== What the task asks ==
Using the records below, copy exactly the part that opens with the line holding "What D3.js code" and closes with the line holding "var shares = [35.4, 25.6, 23.8, 5.7, 9.5];", minus the pictures.

== Records for the exercise ==
··········
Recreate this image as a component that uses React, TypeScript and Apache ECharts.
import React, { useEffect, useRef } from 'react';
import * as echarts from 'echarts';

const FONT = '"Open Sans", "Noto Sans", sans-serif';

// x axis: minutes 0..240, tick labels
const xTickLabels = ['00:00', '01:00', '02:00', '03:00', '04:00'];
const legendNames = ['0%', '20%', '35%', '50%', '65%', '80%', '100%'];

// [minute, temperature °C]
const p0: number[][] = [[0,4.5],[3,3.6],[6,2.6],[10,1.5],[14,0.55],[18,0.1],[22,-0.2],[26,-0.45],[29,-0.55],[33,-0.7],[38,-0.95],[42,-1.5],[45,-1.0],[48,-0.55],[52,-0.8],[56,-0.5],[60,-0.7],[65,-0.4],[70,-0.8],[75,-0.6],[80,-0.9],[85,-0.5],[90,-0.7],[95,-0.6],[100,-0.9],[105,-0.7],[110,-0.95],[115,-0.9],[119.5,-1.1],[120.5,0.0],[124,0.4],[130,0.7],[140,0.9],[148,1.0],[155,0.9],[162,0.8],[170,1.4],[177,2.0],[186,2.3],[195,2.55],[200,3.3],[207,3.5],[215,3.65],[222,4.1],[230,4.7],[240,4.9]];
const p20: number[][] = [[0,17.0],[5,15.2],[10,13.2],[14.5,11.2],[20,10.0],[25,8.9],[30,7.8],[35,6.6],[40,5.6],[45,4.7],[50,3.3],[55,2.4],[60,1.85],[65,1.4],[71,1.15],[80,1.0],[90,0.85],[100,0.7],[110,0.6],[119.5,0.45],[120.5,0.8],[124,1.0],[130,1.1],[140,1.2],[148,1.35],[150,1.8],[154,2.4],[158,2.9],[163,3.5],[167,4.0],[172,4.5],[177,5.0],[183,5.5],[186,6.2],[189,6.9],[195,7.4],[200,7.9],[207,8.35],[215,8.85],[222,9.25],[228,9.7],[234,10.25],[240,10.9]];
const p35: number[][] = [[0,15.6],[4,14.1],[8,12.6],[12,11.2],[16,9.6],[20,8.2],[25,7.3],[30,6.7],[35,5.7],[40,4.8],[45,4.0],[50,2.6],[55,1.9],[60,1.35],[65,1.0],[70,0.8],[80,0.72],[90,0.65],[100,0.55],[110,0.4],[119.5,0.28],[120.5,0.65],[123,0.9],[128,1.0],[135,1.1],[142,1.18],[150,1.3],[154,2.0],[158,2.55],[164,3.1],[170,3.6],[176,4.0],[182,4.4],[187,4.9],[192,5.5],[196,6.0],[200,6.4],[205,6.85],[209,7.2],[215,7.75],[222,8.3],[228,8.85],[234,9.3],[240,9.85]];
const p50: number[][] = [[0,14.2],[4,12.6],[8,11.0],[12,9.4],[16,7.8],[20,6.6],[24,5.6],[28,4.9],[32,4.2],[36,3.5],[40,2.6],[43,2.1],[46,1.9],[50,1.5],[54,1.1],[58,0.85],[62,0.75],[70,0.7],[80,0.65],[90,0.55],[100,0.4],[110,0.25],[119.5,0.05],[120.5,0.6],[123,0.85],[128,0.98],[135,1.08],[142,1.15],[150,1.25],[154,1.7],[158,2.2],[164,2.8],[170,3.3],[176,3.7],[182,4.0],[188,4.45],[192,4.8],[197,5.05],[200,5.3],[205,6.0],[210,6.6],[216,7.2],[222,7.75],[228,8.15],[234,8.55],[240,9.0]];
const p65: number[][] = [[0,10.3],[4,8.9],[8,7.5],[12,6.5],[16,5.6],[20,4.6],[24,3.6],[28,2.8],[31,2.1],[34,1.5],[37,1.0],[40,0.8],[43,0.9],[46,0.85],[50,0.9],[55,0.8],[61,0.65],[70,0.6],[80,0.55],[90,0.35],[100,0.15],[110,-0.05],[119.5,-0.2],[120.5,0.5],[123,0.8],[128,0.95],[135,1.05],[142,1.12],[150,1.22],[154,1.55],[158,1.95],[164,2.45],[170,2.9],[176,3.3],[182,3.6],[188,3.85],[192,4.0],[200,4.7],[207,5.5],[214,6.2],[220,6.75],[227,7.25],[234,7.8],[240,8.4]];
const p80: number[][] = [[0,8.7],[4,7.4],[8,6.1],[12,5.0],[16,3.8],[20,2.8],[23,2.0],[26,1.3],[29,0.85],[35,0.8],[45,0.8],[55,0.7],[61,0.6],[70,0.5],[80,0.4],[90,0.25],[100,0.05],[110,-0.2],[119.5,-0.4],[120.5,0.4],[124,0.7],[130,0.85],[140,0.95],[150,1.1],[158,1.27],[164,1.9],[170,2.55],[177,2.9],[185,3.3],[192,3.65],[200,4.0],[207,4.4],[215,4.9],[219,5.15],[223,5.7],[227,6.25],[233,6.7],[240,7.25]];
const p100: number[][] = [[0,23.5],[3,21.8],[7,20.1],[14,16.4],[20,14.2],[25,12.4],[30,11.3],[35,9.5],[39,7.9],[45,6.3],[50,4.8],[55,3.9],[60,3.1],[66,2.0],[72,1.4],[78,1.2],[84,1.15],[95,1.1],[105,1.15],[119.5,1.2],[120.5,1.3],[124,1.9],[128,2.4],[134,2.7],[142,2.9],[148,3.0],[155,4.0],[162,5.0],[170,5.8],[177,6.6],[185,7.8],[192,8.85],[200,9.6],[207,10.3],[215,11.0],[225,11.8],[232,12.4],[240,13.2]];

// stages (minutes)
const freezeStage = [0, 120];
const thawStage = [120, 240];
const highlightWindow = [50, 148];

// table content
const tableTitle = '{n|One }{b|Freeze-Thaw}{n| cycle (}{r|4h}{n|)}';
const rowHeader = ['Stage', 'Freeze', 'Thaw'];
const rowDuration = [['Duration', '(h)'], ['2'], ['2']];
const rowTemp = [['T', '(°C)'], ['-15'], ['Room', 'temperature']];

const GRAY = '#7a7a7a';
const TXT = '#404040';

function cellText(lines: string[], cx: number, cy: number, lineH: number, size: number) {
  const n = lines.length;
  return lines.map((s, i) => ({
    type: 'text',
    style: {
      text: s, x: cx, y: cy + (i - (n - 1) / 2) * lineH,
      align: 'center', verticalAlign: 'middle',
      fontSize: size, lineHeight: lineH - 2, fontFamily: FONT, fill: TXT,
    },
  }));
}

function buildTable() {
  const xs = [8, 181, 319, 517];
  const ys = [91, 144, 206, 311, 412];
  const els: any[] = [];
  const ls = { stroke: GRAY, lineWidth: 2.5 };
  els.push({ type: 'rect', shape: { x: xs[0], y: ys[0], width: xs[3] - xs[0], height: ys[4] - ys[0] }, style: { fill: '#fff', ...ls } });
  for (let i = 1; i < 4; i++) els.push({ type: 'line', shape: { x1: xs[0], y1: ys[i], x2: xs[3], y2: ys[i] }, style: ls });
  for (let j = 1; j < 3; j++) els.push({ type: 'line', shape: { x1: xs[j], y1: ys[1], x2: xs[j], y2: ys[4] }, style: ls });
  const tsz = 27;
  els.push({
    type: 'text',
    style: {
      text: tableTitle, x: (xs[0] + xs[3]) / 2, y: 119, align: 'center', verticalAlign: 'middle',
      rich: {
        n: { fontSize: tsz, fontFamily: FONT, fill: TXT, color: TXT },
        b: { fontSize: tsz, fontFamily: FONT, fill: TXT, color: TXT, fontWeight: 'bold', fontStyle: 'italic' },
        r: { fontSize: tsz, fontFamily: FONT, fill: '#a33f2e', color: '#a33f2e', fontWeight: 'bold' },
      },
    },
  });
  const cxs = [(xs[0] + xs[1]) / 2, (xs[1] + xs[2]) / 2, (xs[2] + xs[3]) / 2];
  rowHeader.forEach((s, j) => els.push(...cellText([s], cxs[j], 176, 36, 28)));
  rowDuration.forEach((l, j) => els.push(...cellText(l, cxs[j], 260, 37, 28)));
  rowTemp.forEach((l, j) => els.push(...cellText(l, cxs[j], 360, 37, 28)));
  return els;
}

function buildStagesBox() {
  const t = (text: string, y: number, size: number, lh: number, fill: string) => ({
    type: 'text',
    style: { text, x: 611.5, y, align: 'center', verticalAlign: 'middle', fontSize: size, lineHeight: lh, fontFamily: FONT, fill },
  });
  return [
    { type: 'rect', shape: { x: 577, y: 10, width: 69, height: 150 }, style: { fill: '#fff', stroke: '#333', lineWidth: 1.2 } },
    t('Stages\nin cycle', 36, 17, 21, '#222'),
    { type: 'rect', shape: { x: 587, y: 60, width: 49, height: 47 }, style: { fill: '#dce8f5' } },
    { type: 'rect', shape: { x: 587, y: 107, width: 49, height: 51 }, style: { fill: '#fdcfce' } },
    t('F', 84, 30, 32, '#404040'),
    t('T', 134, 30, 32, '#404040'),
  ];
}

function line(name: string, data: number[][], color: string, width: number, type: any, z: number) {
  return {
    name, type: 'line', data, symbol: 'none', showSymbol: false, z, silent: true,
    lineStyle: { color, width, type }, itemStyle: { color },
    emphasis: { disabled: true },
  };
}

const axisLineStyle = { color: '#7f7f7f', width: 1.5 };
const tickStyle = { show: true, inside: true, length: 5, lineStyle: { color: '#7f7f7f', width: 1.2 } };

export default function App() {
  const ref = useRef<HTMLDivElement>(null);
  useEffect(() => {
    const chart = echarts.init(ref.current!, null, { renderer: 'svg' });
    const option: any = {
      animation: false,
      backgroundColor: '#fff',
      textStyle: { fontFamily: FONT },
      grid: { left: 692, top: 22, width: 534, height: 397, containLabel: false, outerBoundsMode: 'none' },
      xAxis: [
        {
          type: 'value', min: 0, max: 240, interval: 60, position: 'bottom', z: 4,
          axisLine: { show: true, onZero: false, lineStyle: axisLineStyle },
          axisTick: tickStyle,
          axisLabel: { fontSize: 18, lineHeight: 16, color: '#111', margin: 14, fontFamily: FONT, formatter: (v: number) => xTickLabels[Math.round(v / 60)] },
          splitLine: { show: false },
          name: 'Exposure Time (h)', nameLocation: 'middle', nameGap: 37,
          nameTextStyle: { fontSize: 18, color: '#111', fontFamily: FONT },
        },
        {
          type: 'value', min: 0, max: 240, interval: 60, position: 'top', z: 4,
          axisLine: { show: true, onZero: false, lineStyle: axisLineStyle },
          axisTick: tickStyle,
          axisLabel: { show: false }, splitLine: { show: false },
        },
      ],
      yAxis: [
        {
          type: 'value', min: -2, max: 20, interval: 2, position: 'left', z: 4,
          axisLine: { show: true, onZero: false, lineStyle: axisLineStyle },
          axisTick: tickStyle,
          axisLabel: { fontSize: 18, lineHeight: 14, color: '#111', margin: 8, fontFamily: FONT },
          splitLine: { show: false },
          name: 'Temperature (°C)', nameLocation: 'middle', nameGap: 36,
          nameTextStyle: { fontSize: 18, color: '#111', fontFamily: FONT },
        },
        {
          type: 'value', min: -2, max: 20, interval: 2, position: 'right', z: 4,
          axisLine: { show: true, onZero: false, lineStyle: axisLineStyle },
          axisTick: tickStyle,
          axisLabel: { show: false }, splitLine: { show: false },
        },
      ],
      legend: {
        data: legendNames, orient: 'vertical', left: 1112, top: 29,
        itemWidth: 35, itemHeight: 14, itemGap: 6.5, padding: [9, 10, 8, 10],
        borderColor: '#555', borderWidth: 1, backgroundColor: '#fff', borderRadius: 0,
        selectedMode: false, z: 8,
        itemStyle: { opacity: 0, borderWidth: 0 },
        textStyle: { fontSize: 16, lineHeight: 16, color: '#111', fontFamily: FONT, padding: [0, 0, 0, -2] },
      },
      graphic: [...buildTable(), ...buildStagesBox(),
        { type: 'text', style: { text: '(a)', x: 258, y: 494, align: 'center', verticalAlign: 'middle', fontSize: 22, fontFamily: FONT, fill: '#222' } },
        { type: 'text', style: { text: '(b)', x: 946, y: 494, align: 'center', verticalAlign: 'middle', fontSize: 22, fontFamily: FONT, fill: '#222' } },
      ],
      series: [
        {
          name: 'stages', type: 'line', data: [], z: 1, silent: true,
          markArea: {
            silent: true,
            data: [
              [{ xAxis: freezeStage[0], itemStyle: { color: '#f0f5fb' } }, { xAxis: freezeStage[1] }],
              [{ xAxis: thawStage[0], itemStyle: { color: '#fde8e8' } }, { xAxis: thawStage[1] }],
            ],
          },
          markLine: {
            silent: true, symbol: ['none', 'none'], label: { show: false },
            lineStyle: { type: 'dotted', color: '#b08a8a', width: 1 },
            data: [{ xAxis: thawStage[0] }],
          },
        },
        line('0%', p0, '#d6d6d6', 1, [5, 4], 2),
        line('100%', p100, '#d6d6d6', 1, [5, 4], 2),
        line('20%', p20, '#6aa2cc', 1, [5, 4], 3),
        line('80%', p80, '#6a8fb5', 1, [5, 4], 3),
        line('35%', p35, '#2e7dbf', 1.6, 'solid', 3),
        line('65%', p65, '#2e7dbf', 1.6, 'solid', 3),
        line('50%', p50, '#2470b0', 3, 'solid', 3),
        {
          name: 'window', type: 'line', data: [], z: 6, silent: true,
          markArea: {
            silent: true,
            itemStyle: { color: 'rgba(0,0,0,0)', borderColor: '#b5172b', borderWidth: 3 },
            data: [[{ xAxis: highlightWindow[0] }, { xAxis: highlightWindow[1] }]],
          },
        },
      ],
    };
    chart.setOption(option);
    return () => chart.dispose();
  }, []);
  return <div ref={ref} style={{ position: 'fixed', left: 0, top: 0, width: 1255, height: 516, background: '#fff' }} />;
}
··········
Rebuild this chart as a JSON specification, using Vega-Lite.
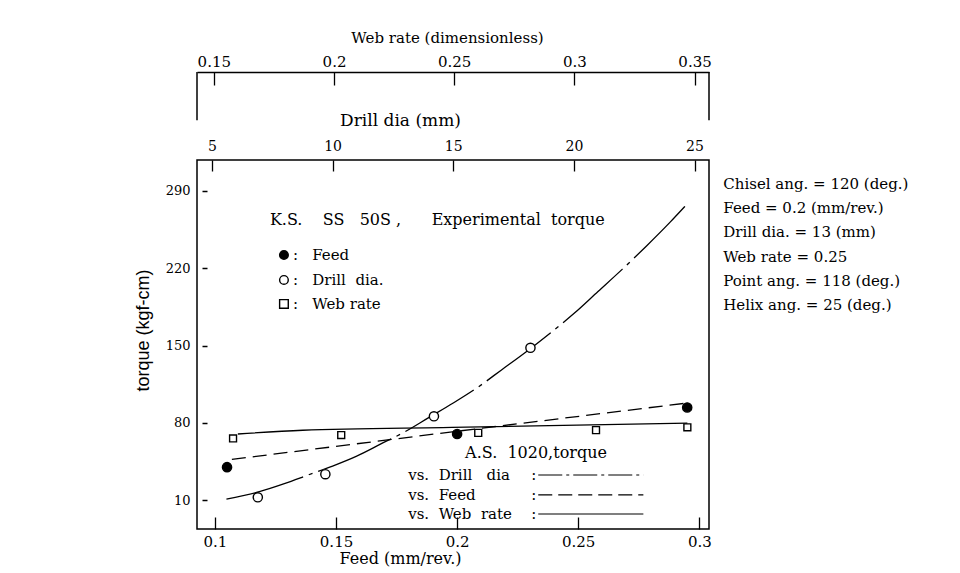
··········
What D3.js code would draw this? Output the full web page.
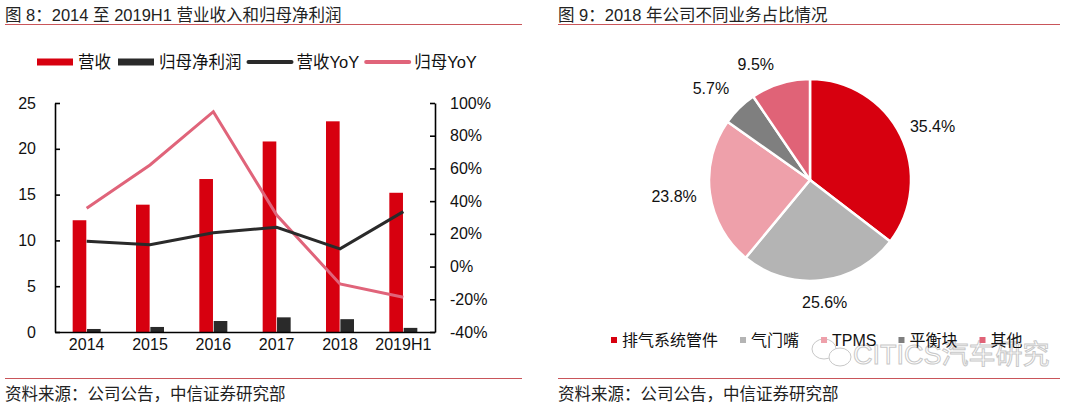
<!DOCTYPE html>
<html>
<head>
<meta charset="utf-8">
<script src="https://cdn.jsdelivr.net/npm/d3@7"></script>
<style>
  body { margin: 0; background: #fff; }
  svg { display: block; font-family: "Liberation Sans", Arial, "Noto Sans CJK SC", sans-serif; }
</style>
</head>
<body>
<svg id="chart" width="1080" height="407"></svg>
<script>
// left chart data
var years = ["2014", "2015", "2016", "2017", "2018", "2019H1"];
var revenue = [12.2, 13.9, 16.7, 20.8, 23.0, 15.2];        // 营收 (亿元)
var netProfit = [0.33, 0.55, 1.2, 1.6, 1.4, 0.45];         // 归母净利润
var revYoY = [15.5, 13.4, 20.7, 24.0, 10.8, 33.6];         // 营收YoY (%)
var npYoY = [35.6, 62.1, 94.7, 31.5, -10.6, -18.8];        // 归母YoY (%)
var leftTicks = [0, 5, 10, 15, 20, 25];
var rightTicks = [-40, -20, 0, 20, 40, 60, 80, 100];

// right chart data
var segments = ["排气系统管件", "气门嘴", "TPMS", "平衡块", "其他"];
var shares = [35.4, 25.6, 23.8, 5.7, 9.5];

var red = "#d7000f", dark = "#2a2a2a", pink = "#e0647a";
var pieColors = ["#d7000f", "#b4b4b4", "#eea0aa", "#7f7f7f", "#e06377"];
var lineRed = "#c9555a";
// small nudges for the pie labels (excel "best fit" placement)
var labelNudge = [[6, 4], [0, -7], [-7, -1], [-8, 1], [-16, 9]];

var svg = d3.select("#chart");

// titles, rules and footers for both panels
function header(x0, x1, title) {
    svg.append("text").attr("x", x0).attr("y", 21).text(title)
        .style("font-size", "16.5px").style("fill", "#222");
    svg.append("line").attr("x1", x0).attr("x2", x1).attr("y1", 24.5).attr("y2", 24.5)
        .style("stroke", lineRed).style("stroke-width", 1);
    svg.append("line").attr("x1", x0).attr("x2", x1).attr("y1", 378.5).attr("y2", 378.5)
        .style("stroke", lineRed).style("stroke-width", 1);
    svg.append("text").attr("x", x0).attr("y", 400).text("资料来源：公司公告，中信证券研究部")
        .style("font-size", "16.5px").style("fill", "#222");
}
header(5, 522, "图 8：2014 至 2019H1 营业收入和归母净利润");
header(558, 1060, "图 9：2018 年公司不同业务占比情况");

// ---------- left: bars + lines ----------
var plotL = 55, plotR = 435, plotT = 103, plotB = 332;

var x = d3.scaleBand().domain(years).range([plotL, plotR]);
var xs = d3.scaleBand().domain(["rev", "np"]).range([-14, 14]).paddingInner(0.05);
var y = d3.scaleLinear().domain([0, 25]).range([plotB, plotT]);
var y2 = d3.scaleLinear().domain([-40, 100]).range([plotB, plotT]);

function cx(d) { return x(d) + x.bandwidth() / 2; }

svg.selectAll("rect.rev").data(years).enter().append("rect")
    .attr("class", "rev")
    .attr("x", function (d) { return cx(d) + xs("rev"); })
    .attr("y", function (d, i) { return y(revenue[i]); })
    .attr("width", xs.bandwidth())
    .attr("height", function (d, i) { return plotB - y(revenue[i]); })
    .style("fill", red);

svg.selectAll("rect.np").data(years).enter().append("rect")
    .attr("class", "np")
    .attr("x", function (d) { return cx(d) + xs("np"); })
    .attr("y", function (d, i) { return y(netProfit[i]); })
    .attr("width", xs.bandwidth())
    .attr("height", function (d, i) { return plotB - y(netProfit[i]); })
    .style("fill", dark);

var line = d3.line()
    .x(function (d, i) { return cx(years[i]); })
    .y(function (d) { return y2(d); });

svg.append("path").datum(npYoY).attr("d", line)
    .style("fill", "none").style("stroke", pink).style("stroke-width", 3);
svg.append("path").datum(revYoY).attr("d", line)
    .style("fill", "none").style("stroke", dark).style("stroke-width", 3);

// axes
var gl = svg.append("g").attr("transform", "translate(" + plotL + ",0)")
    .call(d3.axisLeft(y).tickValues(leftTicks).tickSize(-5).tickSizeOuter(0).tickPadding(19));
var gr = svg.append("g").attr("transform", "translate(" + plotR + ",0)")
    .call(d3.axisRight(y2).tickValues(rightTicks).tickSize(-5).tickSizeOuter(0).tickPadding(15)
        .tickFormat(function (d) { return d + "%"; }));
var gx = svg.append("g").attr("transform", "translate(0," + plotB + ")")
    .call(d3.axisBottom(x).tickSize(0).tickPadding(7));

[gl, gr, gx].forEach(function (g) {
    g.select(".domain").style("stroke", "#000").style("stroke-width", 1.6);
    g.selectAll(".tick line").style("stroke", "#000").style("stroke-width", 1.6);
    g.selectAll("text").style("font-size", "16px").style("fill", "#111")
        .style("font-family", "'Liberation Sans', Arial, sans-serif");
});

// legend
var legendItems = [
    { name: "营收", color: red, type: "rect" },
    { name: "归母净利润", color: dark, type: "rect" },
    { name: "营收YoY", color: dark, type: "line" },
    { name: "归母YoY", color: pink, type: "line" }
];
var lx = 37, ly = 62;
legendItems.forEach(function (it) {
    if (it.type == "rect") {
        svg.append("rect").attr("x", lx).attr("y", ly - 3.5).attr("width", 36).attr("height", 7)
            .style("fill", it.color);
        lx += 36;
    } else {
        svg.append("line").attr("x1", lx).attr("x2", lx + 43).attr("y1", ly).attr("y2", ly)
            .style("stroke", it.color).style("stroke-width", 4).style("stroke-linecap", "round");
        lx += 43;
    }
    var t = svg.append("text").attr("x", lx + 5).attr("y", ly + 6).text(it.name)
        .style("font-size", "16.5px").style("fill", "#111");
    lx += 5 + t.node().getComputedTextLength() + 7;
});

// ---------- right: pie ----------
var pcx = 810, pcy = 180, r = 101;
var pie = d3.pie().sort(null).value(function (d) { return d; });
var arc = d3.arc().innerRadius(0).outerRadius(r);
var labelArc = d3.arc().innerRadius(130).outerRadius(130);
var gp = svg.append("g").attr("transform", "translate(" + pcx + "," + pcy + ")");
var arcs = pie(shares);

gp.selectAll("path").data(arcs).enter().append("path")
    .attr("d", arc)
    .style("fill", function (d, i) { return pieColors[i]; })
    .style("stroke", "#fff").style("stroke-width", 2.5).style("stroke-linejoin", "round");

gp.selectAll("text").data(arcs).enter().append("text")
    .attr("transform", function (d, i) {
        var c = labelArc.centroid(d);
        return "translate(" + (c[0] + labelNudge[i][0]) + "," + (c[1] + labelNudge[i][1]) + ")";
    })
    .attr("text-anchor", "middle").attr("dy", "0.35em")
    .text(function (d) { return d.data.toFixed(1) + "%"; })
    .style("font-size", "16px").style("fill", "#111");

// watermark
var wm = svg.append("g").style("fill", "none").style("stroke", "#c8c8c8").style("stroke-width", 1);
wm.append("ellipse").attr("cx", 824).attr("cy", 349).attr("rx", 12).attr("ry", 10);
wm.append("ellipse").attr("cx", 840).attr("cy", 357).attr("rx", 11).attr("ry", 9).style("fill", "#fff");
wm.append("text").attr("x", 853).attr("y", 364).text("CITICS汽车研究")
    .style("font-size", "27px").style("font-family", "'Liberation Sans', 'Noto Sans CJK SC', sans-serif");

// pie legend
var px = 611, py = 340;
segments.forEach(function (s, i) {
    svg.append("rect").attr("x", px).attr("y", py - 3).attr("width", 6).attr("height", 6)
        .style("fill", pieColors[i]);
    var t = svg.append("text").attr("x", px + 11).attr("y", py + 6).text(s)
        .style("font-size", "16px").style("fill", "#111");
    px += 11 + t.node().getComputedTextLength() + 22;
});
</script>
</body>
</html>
··········
== Complete response ==
What D3.js code would draw this? Output the full web page.
<!DOCTYPE html>
<html>
<head>
<meta charset="utf-8">
<script src="https://cdn.jsdelivr.net/npm/d3@7"></script>
<style>
  body { margin: 0; background: #fff; }
  svg { display: block; font-family: "Liberation Sans", Arial, "Noto Sans CJK SC", sans-serif; }
</style>
</head>
<body>
<svg id="chart" width="1080" height="407"></svg>
<script>
// left chart data
var years = ["2014", "2015", "2016", "2017", "2018", "2019H1"];
var revenue = [12.2, 13.9, 16.7, 20.8, 23.0, 15.2];        // 营收 (亿元)
var netProfit = [0.33, 0.55, 1.2, 1.6, 1.4, 0.45];         // 归母净利润
var revYoY = [15.5, 13.4, 20.7, 24.0, 10.8, 33.6];         // 营收YoY (%)
var npYoY = [35.6, 62.1, 94.7, 31.5, -10.6, -18.8];        // 归母YoY (%)
var leftTicks = [0, 5, 10, 15, 20, 25];
var rightTicks = [-40, -20, 0, 20, 40, 60, 80, 100];

// right chart data
var segments = ["排气系统管件", "气门嘴", "TPMS", "平衡块", "其他"];
var shares = [35.4, 25.6, 23.8, 5.7, 9.5];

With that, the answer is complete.